After getting my commission and wings in 1963, I was undergoing training in San Diego to get ready to join Patrol Squadron One.who carried out maritime patrol, anti-submarine warfare, and other responsibilities.  A speaker at one of our sessions was Navy Admiral Frederick Ashworth, who was the atomic weaponeer onboard the B-29 carrying the Batman nuclear weapon in 1945. According to the admiral, the crew of the B-29 had to have a visual sighting of the target before dropping it.

But when the B-29 Superfortress went to its first target, Kokuna, it was shrouded in clouds and haze, so they diverted to Nagasaki, the backup target. When they arrived there, this city was also covered in clouds. Since they had to drop the bomb by 11 a.m. or abort the mission, the situation raised concerns among the crew. None of them wanted to return to their base still carrying the bomb or drop it under these conditions. However, during his talk, the admiral jokingly claimed that just before 11 a.m. the heavens opened up and they had enough visual sighting to enable them to drop the bomb on the intended target. Unfortunately, neither myself, nor my colleagues, showed much concern about the admiral speaking so cavalierly about dropping a nuclear weapon in the wrong place on such a large city.

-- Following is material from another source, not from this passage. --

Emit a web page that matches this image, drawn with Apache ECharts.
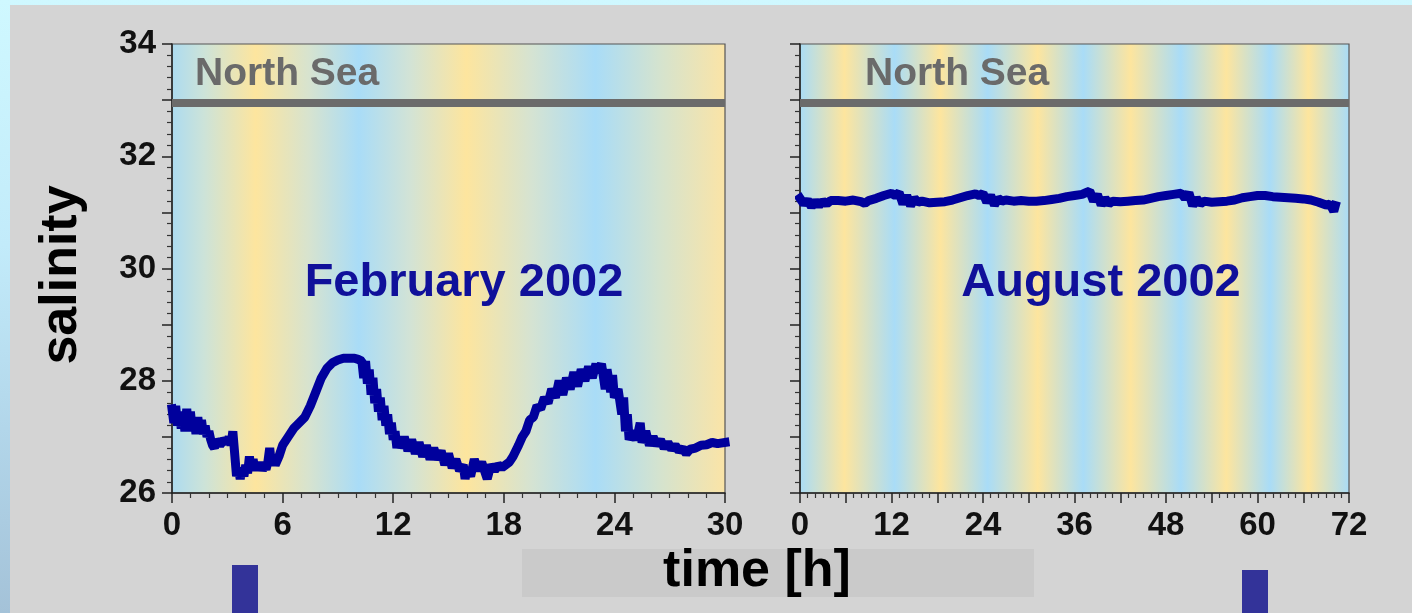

When I got to my squadron, I was assigned as the nuclear weapons duty officer for my crew and routinely had to supervise loading dummy, or inert, nuclear weapons on our plane. My squadron mates and I never thought much about it. Moreover, we were never told where the real bombs were or what our targets might be. Nor did we seem to care.

When my squadron deployed to Iwakuni, Japan, in 1964, I decided to visit Hiroshima but could not get any of my squadron mates to come along. Seeing that city even 19 years after the bombing was overwhelming. I followed it up with a visit to Nagasaki, where I discovered that despite what the admiral had said, the bomb did not come anywhere close to its intended target. In fact, it exploded almost on top of a Catholic church, about two miles from where it was supposed to hit.

During my time serving in the Reagan administration, I came to realize that the only nuclear strategy we had was massive retaliation, which would have made the attacks on Hiroshima and Nagasaki seem almost trivial. But my admiration for President Ronald Reagan on this issue grew when I realized that his often-mocked Strategic Defense Initiative (SDI or Star Wars), was an attempt by him not to have to rely on massive retaliation to respond to a Soviet nuclear attack, even if it involved a small number of weapons. In fact, the president decided that he needed SDI during the 1980 presidential campaign when he discovered that the only option a president had to even a small nuclear attack was Mutually Assured Destruction (MAD). My admiration for him on this issue was further enhanced when he and Mikhail Gorbachev, the former leader of the Soviet Union, almost agreed to get rid of all nuclear weapons at their conference in Reykjavík, Iceland, a position that was openly criticized by many members of the nuclear priesthood, the group of strategists in government who actually contemplate how best to use nuclear weapons. They did agree to the elimination of all intermediate range nuclear weapons and laid the foundation for the Strategic Arms Reduction Treaty (START).

In many ways Reagan was actually following in the footsteps of some of his predecessors, going back to President Dwight Eisenhower. Unfortunately, our current president does not seem to realize how disastrous a nuclear bomb attack can be. Not only is he tearing up all of our nuclear agreements but he reportedly contemplated restarting nuclear testing. Too bad he’s never visited Hiroshima or Nagasaki.

If Reagan was still alive, he would be taking a leadership role, along with Pope Francis, in trying to get other nations, especially those with nuclear weapons to ratify the TPNW. And, at a minimum, to get the United States back into the arms control agreements from which the Trump administration has withdrawn, something President-elect Joe Biden has pledged to do.  Like the framers of TPNW, Reagan believed, and said publicly, that a nuclear war cannot be won and must never be fought. The world needs to listen to the words of Reagan and the Pope in order to accelerate progress toward eliminating nuclear weapons.